Cutting a long story short, I do not know what to expect from the soundtrack of this movie. Shirish’s debut flick, Jaan-e-mann boasted of a highly melodious soundtrack by Anu Malik. In turn, this album has been composed by A.R. Rahman’s nephew, G.V. Prakash Kumar & Gaurav Dagaonkar. Is Joker’s music as good as that of Jaan-e-mann? Let us take a look.

The album opens with the controversial Kafirana a.k.a I Want Just You – composed by Gaurav Dagaonkar. Originally, the song was titled I Want Fakht You but was changed by the makers at the last moment to avoid controversy – which in itself, created a lot of controversy (owing to the prudish nature of us Indians). For those not in the know, fakht is a Marathi word which means ‘just you’. Anyway, the opening portion of this track reminded me of the opening portions of Dhoom Again from Dhoom 2. Sung by Sunidhi Chauhan & Adarsh Shinde, this much-awaited item song disappoints    big time. The song, which boasts of numerous Maharashtrian sounds and wordings, tries too hard to make the listener groove to it.

An item song NEEDS the right amount of chutzpah and sensuousness to titillate the audience. Unfortunately, this one falls flat – lackluster singing, stereotypical beats, and cringe worthy lyrics – every element works against the song. I would have given it bonus brownie points had the word ‘fakht’ been used since it would have stayed true to the essence of the song.

The amazing Udit Narayan is heard after eons in Jugnu. This one seems to be a motivational / inspirational yet situational song interspersed in the flow of the movie. Repeated hearings are needed to appreciate this track which works ONLY because of Udit Narayan. The man effortlessly breezes through it with his old-school voice which is as good as aging wine.


Moving on, we have the Bhangra king Daler Mehndi teaming up with Babuji Zara Dheere Chalo singer Sonu Kakkar for an electric track Sing Raja. Overlooking the retarded lyrics (which fit well with the theme of the movie), this old-school dance track compels you to put your dancing shoes on.  Sample these illogical lines:

Dance karle english mein, aur naach le tu hindi mein.

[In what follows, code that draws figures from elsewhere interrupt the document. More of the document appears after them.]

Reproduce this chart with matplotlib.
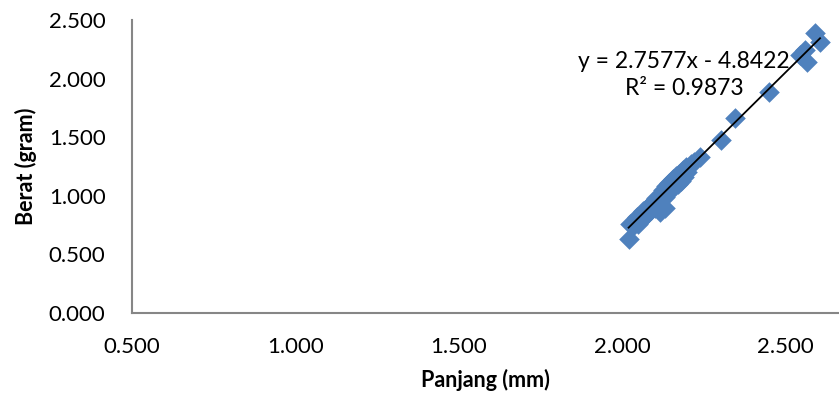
import numpy as np
import matplotlib
matplotlib.use('Agg')
import matplotlib.pyplot as plt
from matplotlib.ticker import FormatStrFormatter

plt.rcParams['font.family'] = ['Lato', 'DejaVu Sans']

# panjang (mm) vs berat (gram)
panjang = [2.020, 2.025, 2.035, 2.040, 2.045, 2.050, 2.055, 2.060, 2.065, 2.070,
           2.075, 2.080, 2.085, 2.090, 2.095, 2.100, 2.105, 2.110, 2.115, 2.116,
           2.120, 2.125, 2.130, 2.130, 2.135, 2.140, 2.145, 2.150, 2.155, 2.160,
           2.165, 2.170, 2.175, 2.180, 2.185, 2.190, 2.195, 2.200, 2.210, 2.220,
           2.240, 2.303, 2.346, 2.450, 2.545, 2.560, 2.566, 2.591, 2.606]
berat = [0.630, 0.760, 0.745, 0.790, 0.820, 0.760, 0.840, 0.800, 0.870, 0.830,
         0.900, 0.850, 0.920, 0.880, 0.950, 0.900, 0.980, 0.930, 1.010, 0.860,
         0.960, 1.050, 0.990, 0.900, 1.080, 1.020, 1.110, 1.060, 1.140, 1.080,
         1.170, 1.100, 1.190, 1.130, 1.220, 1.160, 1.250, 1.200, 1.270, 1.290,
         1.330, 1.480, 1.660, 1.886, 2.200, 2.240, 2.140, 2.390, 2.310]

slope, intercept = 2.7577, -4.8422
r2 = 0.9873

xticks = [0.5, 1.0, 1.5, 2.0, 2.5]
yticks = [0.0, 0.5, 1.0, 1.5, 2.0, 2.5]

fig = plt.figure(figsize=(8.39, 3.97), dpi=100)
ax = fig.add_axes([0.1573, 0.2116, 0.8427, 0.738])

ax.scatter(panjang, berat, marker='D', s=110, color='#4F81BD', linewidths=0, zorder=2)

xs = np.array([min(panjang), max(panjang)])
ax.plot(xs, slope * xs + intercept, color='black', lw=1.3, zorder=3)

ax.text(2.19, 2.03, f'y = {slope}x - {abs(intercept)}\nR² = {r2}',
        fontsize=16.5, ha='center', va='center', linespacing=1.4, zorder=4)

ax.set_xlim(0.5, 2.664)
ax.set_ylim(0.0, 2.5)
ax.set_xticks(xticks)
ax.set_yticks(yticks)
ax.xaxis.set_major_formatter(FormatStrFormatter('%.3f'))
ax.yaxis.set_major_formatter(FormatStrFormatter('%.3f'))
ax.tick_params(length=0, labelsize=16)
ax.tick_params(axis='x', pad=17)
ax.tick_params(axis='y', pad=19)

for side in ['top', 'right']:
    ax.spines[side].set_visible(False)
for side in ['left', 'bottom']:
    ax.spines[side].set_color('#868686')
    ax.spines[side].set_linewidth(1.5)

ax.set_xlabel('Panjang (mm)', fontsize=15.5, fontweight='bold')
ax.set_ylabel('Berat (gram)', fontsize=15.5, fontweight='bold')
ax.xaxis.set_label_coords(0.5, -0.19)
ax.yaxis.set_label_coords(-0.135, 0.5)

fig.savefig('out.png', dpi=100)
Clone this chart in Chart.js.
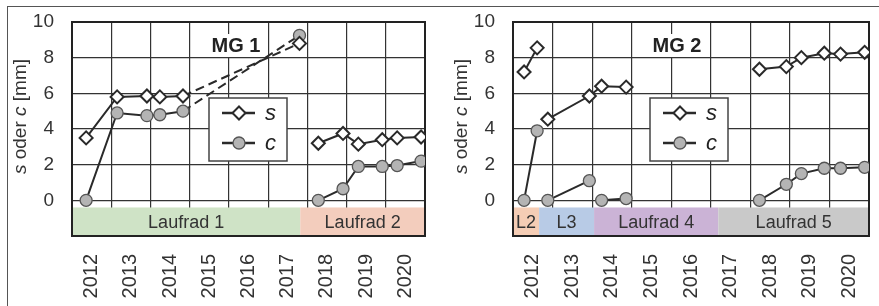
<!DOCTYPE html>
<html lang="de">
<head>
<meta charset="UTF-8">
<title>MG 1 / MG 2 – s oder c</title>
<script src="https://cdn.jsdelivr.net/npm/chart.js"></script>
<style>
  body { margin: 0; background: #fff; }
  #wrap { position: relative; width: 879px; height: 306px; overflow: hidden; background: #fff; }
  #frame { position: absolute; left: 7px; top: 6px; width: 900px; height: 320px;
           border-top: 1.5px solid #555; border-left: 1.5px solid #555; }
  .box { position: absolute; top: 0; height: 306px; }
  #b1 { left: 0; width: 440px; }
  #b2 { left: 440px; width: 439px; }
</style>
</head>
<body>
<div id="wrap">
  <div id="frame"></div>
  <div class="box" id="b1"><canvas id="mg1" width="440" height="306"></canvas></div>
  <div class="box" id="b2"><canvas id="mg2" width="439" height="306"></canvas></div>
</div>

<script>
  // ---- MG 1 ----
  const mg1L1Years = [2012.36, 2013.15, 2013.91, 2014.24, 2014.83];
  const mg1L1S = [3.5, 5.8, 5.85, 5.8, 5.85];
  const mg1L1C = [0, 4.9, 4.75, 4.8, 5.0];
  const mg1EndYear = [2017.8];
  const mg1EndS = [8.8];
  const mg1EndC = [9.25];
  const mg1L2Years = [2018.28, 2018.91, 2019.3, 2019.91, 2020.29, 2020.9];
  const mg1L2S = [3.2, 3.75, 3.15, 3.4, 3.5, 3.55];
  const mg1L2C = [0, 0.65, 1.9, 1.9, 1.95, 2.2];
  const mg1Bands = ['Laufrad 1', 'Laufrad 2'];
  const mg1BandEdges = [2012, 2017.82, 2021];

  // ---- MG 2 ----
  const mg2L2Years = [2012.28, 2012.61];
  const mg2L2S = [7.2, 8.55];
  const mg2L2C = [0, 3.9];
  const mg2L3Years = [2012.88, 2013.93];
  const mg2L3S = [4.55, 5.85];
  const mg2L3C = [0, 1.1];
  const mg2L4Years = [2014.24, 2014.86];
  const mg2L4S = [6.4, 6.35];
  const mg2L4C = [0, 0.1];
  const mg2L5Years = [2018.23, 2018.91, 2019.29, 2019.87, 2020.28, 2020.89];
  const mg2L5S = [7.35, 7.5, 8.0, 8.25, 8.2, 8.3];
  const mg2L5C = [0, 0.9, 1.5, 1.8, 1.8, 1.85];
  const mg2Bands = ['L2', 'L3', 'Laufrad 4', 'Laufrad 5'];
  const mg2BandEdges = [2012, 2012.66, 2014.05, 2017.19, 2021];

  const years = [2012, 2013, 2014, 2015, 2016, 2017, 2018, 2019, 2020];
  const yTicks = [0, 2, 4, 6, 8, 10];

  const FONT = "'Liberation Sans', Arial, sans-serif";
  const INK = '#2a2a2a';

  const pts = (xs, ys) => xs.map((x, i) => ({ x: x, y: ys[i] }));
  const gap = x => [{ x: x, y: null }];

  function sSet(data, dashTo) {
    return {
      label: 's', data: data,
      borderColor: INK, borderWidth: 2, tension: 0, spanGaps: false,
      pointStyle: 'rectRot', pointRadius: 6.5, pointBorderWidth: 2,
      pointBackgroundColor: '#fff', pointBorderColor: INK,
      segment: { borderDash: c => (dashTo !== undefined && c.p1DataIndex === dashTo) ? [9, 5] : undefined }
    };
  }
  function cSet(data, dashTo) {
    return {
      label: 'c', data: data,
      borderColor: INK, borderWidth: 2, tension: 0, spanGaps: false,
      pointStyle: 'circle', pointRadius: 6, pointBorderWidth: 1.3,
      pointBackgroundColor: '#b4b4b4', pointBorderColor: '#555',
      segment: { borderDash: c => (dashTo !== undefined && c.p1DataIndex === dashTo) ? [9, 5] : undefined }
    };
  }

  const bandColors = {
    'Laufrad 1': '#cfe3c6', 'Laufrad 2': '#f3cdbd', 'L2': '#f5cdb5',
    'L3': '#b8cbe6', 'Laufrad 4': '#cbb3d6', 'Laufrad 5': '#c9c9c9'
  };

  function diamond(ctx, x, y, r) {
    ctx.beginPath();
    ctx.moveTo(x, y - r); ctx.lineTo(x + r, y); ctx.lineTo(x, y + r); ctx.lineTo(x - r, y);
    ctx.closePath();
    ctx.fillStyle = '#fff'; ctx.fill();
    ctx.lineWidth = 2; ctx.strokeStyle = INK; ctx.stroke();
  }
  function dot(ctx, x, y, r) {
    ctx.beginPath(); ctx.arc(x, y, r, 0, Math.PI * 2);
    ctx.fillStyle = '#b4b4b4'; ctx.fill();
    ctx.lineWidth = 1.3; ctx.strokeStyle = '#555'; ctx.stroke();
  }

  const decor = {
    id: 'decor',
    beforeDatasetsDraw(chart, args, opts) {
      const { ctx, chartArea: a, scales: { x, y } } = chart;
      ctx.save();
      // Laufrad-Bänder
      const top = y.getPixelForValue(-0.4), bot = y.getPixelForValue(-2);
      opts.bands.forEach((name, i) => {
        const x0 = x.getPixelForValue(opts.edges[i]), x1 = x.getPixelForValue(opts.edges[i + 1]);
        ctx.fillStyle = bandColors[name];
        ctx.fillRect(x0, top, x1 - x0, bot - top);
        ctx.fillStyle = '#333';
        ctx.font = '18px ' + FONT;
        ctx.textAlign = 'center'; ctx.textBaseline = 'middle';
        ctx.fillText(name, (x0 + x1) / 2, (top + bot) / 2 + 1);
      });
      // Rahmen
      ctx.lineWidth = 2; ctx.strokeStyle = '#222';
      ctx.strokeRect(a.left, a.top, a.right - a.left, a.bottom - a.top);
      // y-Achsentitel mit kursiven Grössen
      const parts = [['s', 'italic '], [' oder ', ''], ['c', 'italic '], [' [mm]', '']];
      ctx.translate(a.left - 51, y.getPixelForValue(4.7));
      ctx.rotate(-Math.PI / 2);
      let w = 0;
      parts.forEach(p => { ctx.font = p[1] + '19px ' + FONT; w += ctx.measureText(p[0]).width; });
      let cx = -w / 2;
      ctx.textAlign = 'left'; ctx.textBaseline = 'middle'; ctx.fillStyle = '#333';
      parts.forEach(p => { ctx.font = p[1] + '19px ' + FONT; ctx.fillText(p[0], cx, 0); cx += ctx.measureText(p[0]).width; });
      ctx.restore();
    },
    afterDatasetsDraw(chart, args, opts) {
      const { ctx, chartArea: a } = chart;
      ctx.save();
      // Titel
      ctx.font = 'bold 20px ' + FONT;
      const tw = ctx.measureText(opts.title).width;
      const tx = a.left + 164, ty = a.top + 24;
      ctx.fillStyle = '#fff';
      ctx.fillRect(tx - tw / 2 - 4, ty - 12, tw + 8, 23);
      ctx.fillStyle = '#222'; ctx.textAlign = 'center'; ctx.textBaseline = 'middle';
      ctx.fillText(opts.title, tx, ty);
      // Legende
      const lx = a.left + 137, ly = a.top + 76;
      ctx.fillStyle = '#fff'; ctx.fillRect(lx, ly, 78, 63);
      ctx.lineWidth = 1.5; ctx.strokeStyle = '#444'; ctx.strokeRect(lx, ly, 78, 63);
      [[15, 's', diamond, 6.5], [45, 'c', dot, 6]].forEach(r => {
        const yy = ly + r[0];
        ctx.beginPath(); ctx.moveTo(lx + 13, yy); ctx.lineTo(lx + 46, yy);
        ctx.lineWidth = 2.5; ctx.strokeStyle = INK; ctx.stroke();
        r[2](ctx, lx + 30, yy, r[3]);
        ctx.fillStyle = '#222'; ctx.font = 'italic 22px ' + FONT;
        ctx.textAlign = 'left'; ctx.textBaseline = 'middle';
        ctx.fillText(r[1], lx + 56, yy + 1);
      });
      ctx.restore();
    }
  };

  function noPad(s) {
    s.paddingLeft = 0; s.paddingRight = 0; s.paddingTop = 0; s.paddingBottom = 0;
  }

  function makeChart(id, datasets, title, bands, edges, padRight) {
    new Chart(document.getElementById(id), {
      type: 'line',
      data: { datasets: datasets },
      plugins: [decor],
      options: {
        responsive: false,
        animation: false,
        layout: { padding: { top: 22, right: padRight, left: 0, bottom: 0 } },
        plugins: {
          legend: { display: false },
          tooltip: { enabled: false },
          decor: { title: title, bands: bands, edges: edges }
        },
        scales: {
          x: {
            type: 'linear', min: 2012, max: 2021,
            afterBuildTicks: s => {
              const t = [];
              years.forEach(yr => { t.push({ value: yr }); t.push({ value: yr + 0.5 }); });
              t.push({ value: 2021 });
              s.ticks = t;
            },
            afterFit: s => { s.height = 70; noPad(s); },
            border: { display: false },
            grid: {
              drawTicks: false, lineWidth: 1.2,
              color: c => (c.tick && c.tick.value % 1 === 0) ? '#333' : 'rgba(0,0,0,0)'
            },
            ticks: {
              autoSkip: false, minRotation: 90, maxRotation: 90, padding: 18,
              color: '#333', font: { family: FONT, size: 20 },
              callback: v => (v % 1 === 0.5 ? String(Math.floor(v)) : '')
            }
          },
          y: {
            min: -2, max: 10,
            afterBuildTicks: s => { s.ticks = [-2].concat(yTicks).map(v => ({ value: v })); },
            afterFit: s => { s.width = id === 'mg1' ? 72 : 73; noPad(s); },
            border: { display: false },
            grid: { drawTicks: false, lineWidth: 1.2, color: '#333' },
            ticks: {
              padding: 18, color: '#333', font: { family: FONT, size: 19 },
              callback: v => (v < 0 ? '' : String(v))
            }
          }
        }
      }
    });
  }

  // MG 1: Laufrad 1 mit gestrichelter Verbindung zum Ausbauwert
  const mg1S = pts(mg1L1Years, mg1L1S).concat(pts(mg1EndYear, mg1EndS), gap(2018), pts(mg1L2Years, mg1L2S));
  const mg1C = pts(mg1L1Years, mg1L1C).concat(pts(mg1EndYear, mg1EndC), gap(2018), pts(mg1L2Years, mg1L2C));
  makeChart('mg1', [sSet(mg1S, mg1L1Years.length), cSet(mg1C, mg1L1Years.length)],
    'MG 1', mg1Bands, mg1BandEdges, 15);

  // MG 2
  const mg2S = pts(mg2L2Years, mg2L2S).concat(gap(2012.75), pts(mg2L3Years, mg2L3S),
    pts(mg2L4Years, mg2L4S), gap(2016), pts(mg2L5Years, mg2L5S));
  const mg2C = pts(mg2L2Years, mg2L2C).concat(gap(2012.75), pts(mg2L3Years, mg2L3C),
    gap(2014.1), pts(mg2L4Years, mg2L4C), gap(2016), pts(mg2L5Years, mg2L5C));
  makeChart('mg2', [sSet(mg2S), cSet(mg2C)], 'MG 2', mg2Bands, mg2BandEdges, 10);
</script>
</body>
</html>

I must mention the stunning crescendo created by G.V. Prakash Kumar in both, Jugnu & Sing Raja. Obviously, he is following in the footsteps of his legendary uncle.

 
G.V. Prakash Kumar has gotten some the best singers in one album. Sonu Nigam sings Yeh Joker with Shweta Pandit. This one seems to be an introductory / theme-like song which will hopefully be depicted well on screen. Sonu Nigam needs to sing a challenging track sometime soon since this one seems to be tailor-made for him. Aside from being a decent hear, it doesn’t offer anything new to the listener nor does it demand that extra amount of effort from the singers.


Following this, we have two instrumentals – Tears Of Joker & Alien Arrival and this is where G.V. Prakash Kumar shines. The former is a beautiful cocktail of Indian sounds – the flute, the sitar, a scintillating sargam etc. The latter is dominated with the sound of the sax and lives upto its name – Alien Arrival. Creating the right amount of suspense, mystery and anticipation, this song made me want to watch the movie.

When the album ended, I realized I was smirking. You know something is wrong with an album when the instrumental tracks immensely outshine the vocal tracks. I must mention that each of the songs has a strong underlying melody but gross injustice is done to them by Shirish Kunder’s lyrics. To sum it up, the music of Joker is a disappointment.